Similarly, the repetition of a few phrases is almost liturgical. Alex addresses his readers as “oh my brothers”, which is unsettling: if I’m one of his brothers, am I in some way complicit, or at least condoning, what he does? Another recurring phrase is, “What’s it going to be then, eh?” It is the opening phrase of each section and used several times in the first chapter of each section.

MUSIC

Burgess was a composer, as well as a writer, and Alex has a passion for classical music, especially “Ludwig van”. This may be partly a ploy to make the book more ageless than if he loved, for example, Buddy Holly, but more importantly, it’s another way of creating dissonance: a deep appreciation of great art is not “supposed” to coexist with mindless delinquency.

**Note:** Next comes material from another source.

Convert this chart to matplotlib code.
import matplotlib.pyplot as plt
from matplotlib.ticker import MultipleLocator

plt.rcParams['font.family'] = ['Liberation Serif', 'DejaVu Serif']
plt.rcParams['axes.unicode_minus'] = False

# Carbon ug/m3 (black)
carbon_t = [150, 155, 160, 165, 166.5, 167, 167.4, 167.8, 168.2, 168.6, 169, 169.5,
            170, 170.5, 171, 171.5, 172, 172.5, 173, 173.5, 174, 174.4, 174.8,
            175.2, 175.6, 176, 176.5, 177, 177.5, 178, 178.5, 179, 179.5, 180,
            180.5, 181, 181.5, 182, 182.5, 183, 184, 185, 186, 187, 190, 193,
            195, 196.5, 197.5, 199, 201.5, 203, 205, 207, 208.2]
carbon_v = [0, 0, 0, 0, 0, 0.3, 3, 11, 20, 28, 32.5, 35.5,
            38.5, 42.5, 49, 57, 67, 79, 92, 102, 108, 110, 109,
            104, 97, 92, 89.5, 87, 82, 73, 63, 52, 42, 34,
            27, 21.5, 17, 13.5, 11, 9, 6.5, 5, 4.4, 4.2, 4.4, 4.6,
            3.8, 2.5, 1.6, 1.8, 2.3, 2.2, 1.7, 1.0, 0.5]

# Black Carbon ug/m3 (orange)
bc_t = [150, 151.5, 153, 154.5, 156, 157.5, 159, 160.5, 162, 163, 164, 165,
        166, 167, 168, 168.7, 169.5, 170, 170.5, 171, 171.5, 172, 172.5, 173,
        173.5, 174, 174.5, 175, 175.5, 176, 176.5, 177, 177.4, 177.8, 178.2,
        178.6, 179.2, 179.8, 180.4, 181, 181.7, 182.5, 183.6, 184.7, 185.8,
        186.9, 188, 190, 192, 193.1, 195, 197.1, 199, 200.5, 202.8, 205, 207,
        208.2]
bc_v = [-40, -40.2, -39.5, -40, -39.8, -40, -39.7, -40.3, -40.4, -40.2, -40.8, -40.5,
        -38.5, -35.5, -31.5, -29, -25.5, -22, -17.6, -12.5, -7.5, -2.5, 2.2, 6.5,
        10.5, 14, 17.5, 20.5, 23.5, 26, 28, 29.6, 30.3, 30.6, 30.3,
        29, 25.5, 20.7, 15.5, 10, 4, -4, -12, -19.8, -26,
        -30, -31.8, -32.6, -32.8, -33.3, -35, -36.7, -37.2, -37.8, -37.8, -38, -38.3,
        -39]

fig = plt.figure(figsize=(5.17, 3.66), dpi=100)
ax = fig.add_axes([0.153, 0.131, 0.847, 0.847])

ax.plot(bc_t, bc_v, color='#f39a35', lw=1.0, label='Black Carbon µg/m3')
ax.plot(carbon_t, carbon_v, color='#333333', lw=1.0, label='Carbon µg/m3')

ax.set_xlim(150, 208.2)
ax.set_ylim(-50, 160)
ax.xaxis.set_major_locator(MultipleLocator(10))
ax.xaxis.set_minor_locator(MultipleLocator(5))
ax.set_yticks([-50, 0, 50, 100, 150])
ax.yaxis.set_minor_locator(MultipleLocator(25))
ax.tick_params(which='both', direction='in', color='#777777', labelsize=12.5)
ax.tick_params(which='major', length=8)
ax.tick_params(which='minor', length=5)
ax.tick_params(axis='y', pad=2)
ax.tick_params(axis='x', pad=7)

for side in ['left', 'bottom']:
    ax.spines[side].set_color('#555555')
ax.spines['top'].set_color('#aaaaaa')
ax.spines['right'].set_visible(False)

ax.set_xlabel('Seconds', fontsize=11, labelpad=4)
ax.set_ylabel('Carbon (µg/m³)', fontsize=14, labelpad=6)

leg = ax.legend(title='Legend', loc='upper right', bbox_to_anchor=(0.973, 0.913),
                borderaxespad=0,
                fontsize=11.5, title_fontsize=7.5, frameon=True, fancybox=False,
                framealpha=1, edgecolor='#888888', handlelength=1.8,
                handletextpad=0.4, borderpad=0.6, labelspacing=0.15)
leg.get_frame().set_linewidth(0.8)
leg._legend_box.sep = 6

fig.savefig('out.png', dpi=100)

Alex has lots of small speakers around his room, so “I was like netted and meshed in the orchestra”, and the music is his deepest joy: “Oh bliss, bliss and heaven. I lay all nagoy to the ceiling… sloshing the sluice of lovely sounds. Oh it was gorgeousness and gorgeosity made flesh.” The treatment destroys this pleasure- with dramatic results.



Ultimately, I think Alex is sympathetic villain: he has a seductive exuberance and charm and although he does horrific things, when awful things are done to him, sympathy flows.

Yes, there are horrors in this book, but there is beauty too, and so much to think about. The ends of the book justify the means of its execution, even if the same is not true of what happens in the story. Brilliant.